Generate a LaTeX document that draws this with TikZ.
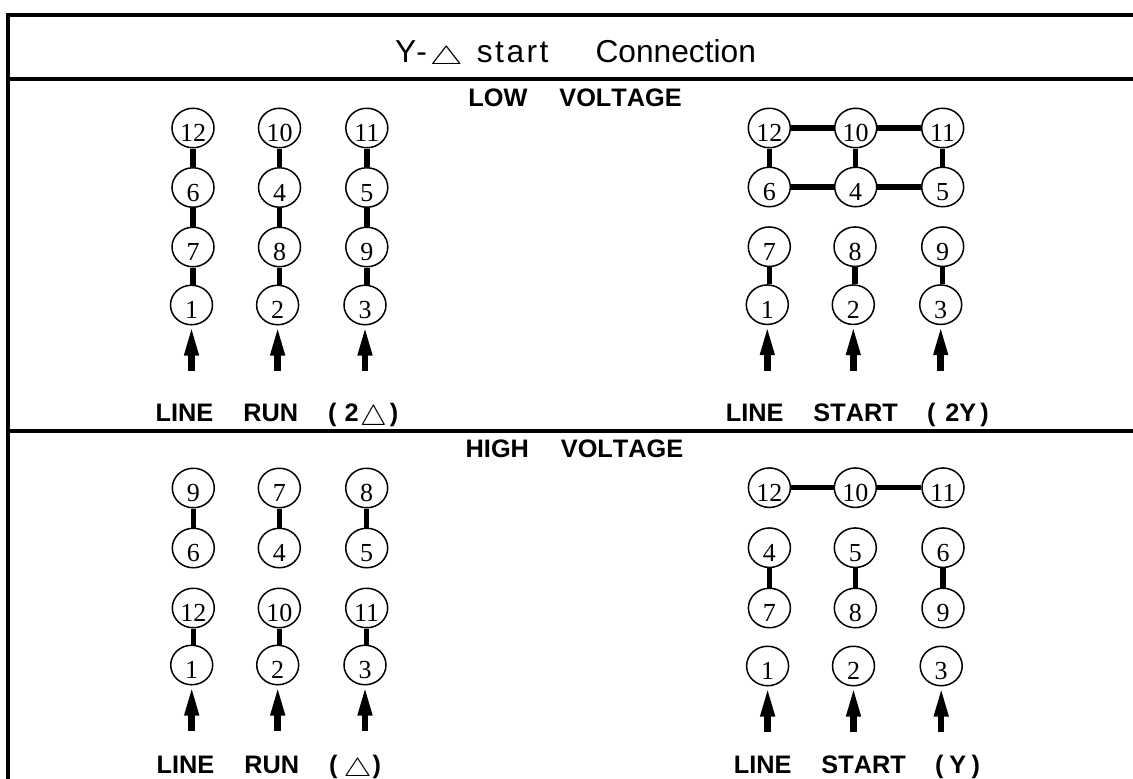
\documentclass[tikz,border=0pt]{standalone}
\usepackage{fontspec}
\setmainfont[Kerning=Off]{Liberation Sans}
\newfontfamily\serifnum{Liberation Serif}
\usetikzlibrary{arrows.meta,shapes.geometric}
\tikzset{
  term/.style={ellipse,draw,line width=1.5pt,minimum width=42pt,minimum height=39.5pt,inner sep=0pt,
    text height=27pt,text depth=0pt,font=\serifnum\fontsize{26}{26}\selectfont},
  link/.style={line width=5.5pt},
  feed/.style={line width=6.5pt,-{Triangle[length=30pt,width=13pt]}},
  frameline/.style={line width=4pt},
  caption/.style={font=\bfseries\fontsize{25.3}{25.3}\selectfont,inner sep=0pt,anchor=base west},
  titletext/.style={font=\fontsize{31.7}{31.7}\selectfont,inner sep=0pt,anchor=base west}
}
\newcommand{\opentri}[3]{\raisebox{#3}{\resizebox{#1}{#2}{\raisebox{0pt}[\height][0pt]{$\triangle$}}}}
\newcommand{\wide}{\hspace{30pt}}
\begin{document}
\begin{tikzpicture}[x=1pt,y=-1pt]
\useasboundingbox (0,0) rectangle (1133,779);
% frame
\coordinate (tl) at (8,15); \coordinate (tr) at (1133,15);
\coordinate (bl) at (8,779);
\coordinate (l1) at (8,79); \coordinate (r1) at (1133,79);
\coordinate (l2) at (8,431); \coordinate (r2) at (1133,431);
\draw[frameline] (bl) -- (tl) -- (tr);
\draw[frameline] (l1) -- (r1);
\draw[frameline] (l2) -- (r2);
% titles
\node[titletext] (ttl) at (395,62) {Y-\hspace{3pt}\opentri{33pt}{18pt}{-2pt}\hspace{14pt}s\hspace{2.5pt}t\hspace{2.5pt}a\hspace{2.5pt}r\hspace{2.5pt}t\hspace{47pt}Connection};
\node[caption] (low) at (468.2,106) {LOW\hspace{32pt}VOLTAGE};
\node[caption] (high) at (465.5,457.5) {HIGH\hspace{32pt}VOLTAGE};
\node[caption] (c1) at (155.5,421.7) {LINE\wide RUN\wide (\hspace{8pt}2\hspace{1.5pt}\opentri{26.7pt}{20pt}{-3.3pt}\hspace{3pt})};
\node[caption] (c2) at (725.6,421.7) {LINE\wide START\hspace{29.4pt}(\hspace{9.8pt}2Y\hspace{4pt})};
\node[caption] (c3) at (156.5,773.3) {LINE\wide RUN\wide (\hspace{6pt}\opentri{28pt}{18pt}{-2.7pt}\hspace{1pt})};
\node[caption] (c4) at (733.6,773.3) {LINE\wide START\hspace{29.4pt}(\hspace{5.7pt}Y\hspace{5.5pt})};
% terminals
\foreach \n/\t/\x/\y in {a12/12/193/128,a10/10/279.5/128,a11/11/366.8/128,
  a6/6/193/187.5,a4/4/279.5/187.5,a5/5/366.8/187.5,
  a7/7/193/247,a8/8/279.5/247,a9/9/366.8/247,
  a1/1/191.5/305,a2/2/277.6/305,a3/3/365/305,
  b12/12/769.3/128,b10/10/855.7/128,b11/11/942.7/128,
  b6/6/769.3/187,b4/4/855.7/187,b5/5/942.7/187,
  b7/7/769.3/246.7,b8/8/855/246.7,b9/9/942.7/246.7,
  b1/1/767.3/304.7,b2/2/853.3/304.7,b3/3/940.7/304.7,
  c9/9/193.3/488,c7/7/279.3/488,c8/8/366.7/488,
  c6/6/193.3/548,c4/4/279.3/548,c5/5/366.7/548,
  c12/12/193.3/608,c10/10/279.3/608,c11/11/366.7/608,
  c1x/1/191.7/665,c2x/2/277.7/665,c3x/3/365/665,
  d12/12/769.4/487.7,d10/10/855.3/487.7,d11/11/943/487.7,
  d4/4/769.4/547.7,d5/5/855.3/547.7,d6/6/943/547.7,
  d7/7/769.4/608,d8/8/855.3/608,d9/9/943/608,
  d1/1/767.6/666,d2/2/853.5/666,d3/3/941.2/666}
  {\node[term] (\n) at (\x,\y) {\t};}
% vertical links
\foreach \p/\q in {a12/a6,a6/a7,a7/a1,a10/a4,a4/a8,a8/a2,a11/a5,a5/a9,a9/a3,
  b12/b6,b10/b4,b11/b5,b7/b1,b8/b2,b9/b3,
  c9/c6,c7/c4,c8/c5,c12/c1x,c10/c2x,c11/c3x,
  d4/d7,d5/d8,d6/d9}
  {\draw[link] (\p.south) -- (\p.south |- \q.north);}
% horizontal links
\foreach \p/\q in {b12/b10,b10/b11,b6/b4,b4/b5,d12/d10,d10/d11}
  {\draw[link] (\p) -- (\q);}
% feeds
\foreach \n/\y in {a1/371,a2/371,a3/371,b1/371,b2/371,b3/371,
  c1x/731,c2x/731,c3x/731,d1/732,d2/732,d3/732}
  {\coordinate (t\n) at (\n.south |- 0,\y); \draw[feed] (t\n) -- (\n.south);}
\end{tikzpicture}
\end{document}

######

- [Aim of the exercise]:
Transcribe all the data word for word; the images stay out.

- [The response]:
Generate a LaTeX document that draws this with TikZ.
\documentclass[tikz,border=0pt]{standalone}
\usepackage{fontspec}
\setmainfont[Kerning=Off]{Liberation Sans}
\newfontfamily\serifnum{Liberation Serif}
\usetikzlibrary{arrows.meta,shapes.geometric}
\tikzset{
  term/.style={ellipse,draw,line width=1.5pt,minimum width=42pt,minimum height=39.5pt,inner sep=0pt,
    text height=27pt,text depth=0pt,font=\serifnum\fontsize{26}{26}\selectfont},
  link/.style={line width=5.5pt},
  feed/.style={line width=6.5pt,-{Triangle[length=30pt,width=13pt]}},
  frameline/.style={line width=4pt},
  caption/.style={font=\bfseries\fontsize{25.3}{25.3}\selectfont,inner sep=0pt,anchor=base west},
  titletext/.style={font=\fontsize{31.7}{31.7}\selectfont,inner sep=0pt,anchor=base west}
}
\newcommand{\opentri}[3]{\raisebox{#3}{\resizebox{#1}{#2}{\raisebox{0pt}[\height][0pt]{$\triangle$}}}}
\newcommand{\wide}{\hspace{30pt}}
\begin{document}
\begin{tikzpicture}[x=1pt,y=-1pt]
\useasboundingbox (0,0) rectangle (1133,779);
% frame
\coordinate (tl) at (8,15); \coordinate (tr) at (1133,15);
\coordinate (bl) at (8,779);
\coordinate (l1) at (8,79); \coordinate (r1) at (1133,79);
\coordinate (l2) at (8,431); \coordinate (r2) at (1133,431);
\draw[frameline] (bl) -- (tl) -- (tr);
\draw[frameline] (l1) -- (r1);
\draw[frameline] (l2) -- (r2);
% titles
\node[titletext] (ttl) at (395,62) {Y-\hspace{3pt}\opentri{33pt}{18pt}{-2pt}\hspace{14pt}s\hspace{2.5pt}t\hspace{2.5pt}a\hspace{2.5pt}r\hspace{2.5pt}t\hspace{47pt}Connection};
\node[caption] (low) at (468.2,106) {LOW\hspace{32pt}VOLTAGE};
\node[caption] (high) at (465.5,457.5) {HIGH\hspace{32pt}VOLTAGE};
\node[caption] (c1) at (155.5,421.7) {LINE\wide RUN\wide (\hspace{8pt}2\hspace{1.5pt}\opentri{26.7pt}{20pt}{-3.3pt}\hspace{3pt})};
\node[caption] (c2) at (725.6,421.7) {LINE\wide START\hspace{29.4pt}(\hspace{9.8pt}2Y\hspace{4pt})};
\node[caption] (c3) at (156.5,773.3) {LINE\wide RUN\wide (\hspace{6pt}\opentri{28pt}{18pt}{-2.7pt}\hspace{1pt})};
\node[caption] (c4) at (733.6,773.3) {LINE\wide START\hspace{29.4pt}(\hspace{5.7pt}Y\hspace{5.5pt})};
% terminals
\foreach \n/\t/\x/\y in {a12/12/193/128,a10/10/279.5/128,a11/11/366.8/128,
  a6/6/193/187.5,a4/4/279.5/187.5,a5/5/366.8/187.5,
  a7/7/193/247,a8/8/279.5/247,a9/9/366.8/247,
  a1/1/191.5/305,a2/2/277.6/305,a3/3/365/305,
  b12/12/769.3/128,b10/10/855.7/128,b11/11/942.7/128,
  b6/6/769.3/187,b4/4/855.7/187,b5/5/942.7/187,
  b7/7/769.3/246.7,b8/8/855/246.7,b9/9/942.7/246.7,
  b1/1/767.3/304.7,b2/2/853.3/304.7,b3/3/940.7/304.7,
  c9/9/193.3/488,c7/7/279.3/488,c8/8/366.7/488,
  c6/6/193.3/548,c4/4/279.3/548,c5/5/366.7/548,
  c12/12/193.3/608,c10/10/279.3/608,c11/11/366.7/608,
  c1x/1/191.7/665,c2x/2/277.7/665,c3x/3/365/665,
  d12/12/769.4/487.7,d10/10/855.3/487.7,d11/11/943/487.7,
  d4/4/769.4/547.7,d5/5/855.3/547.7,d6/6/943/547.7,
  d7/7/769.4/608,d8/8/855.3/608,d9/9/943/608,
  d1/1/767.6/666,d2/2/853.5/666,d3/3/941.2/666}
  {\node[term] (\n) at (\x,\y) {\t};}
% vertical links
\foreach \p/\q in {a12/a6,a6/a7,a7/a1,a10/a4,a4/a8,a8/a2,a11/a5,a5/a9,a9/a3,
  b12/b6,b10/b4,b11/b5,b7/b1,b8/b2,b9/b3,
  c9/c6,c7/c4,c8/c5,c12/c1x,c10/c2x,c11/c3x,
  d4/d7,d5/d8,d6/d9}
  {\draw[link] (\p.south) -- (\p.south |- \q.north);}
% horizontal links
\foreach \p/\q in {b12/b10,b10/b11,b6/b4,b4/b5,d12/d10,d10/d11}
  {\draw[link] (\p) -- (\q);}
% feeds
\foreach \n/\y in {a1/371,a2/371,a3/371,b1/371,b2/371,b3/371,
  c1x/731,c2x/731,c3x/731,d1/732,d2/732,d3/732}
  {\coordinate (t\n) at (\n.south |- 0,\y); \draw[feed] (t\n) -- (\n.south);}
\end{tikzpicture}
\end{document}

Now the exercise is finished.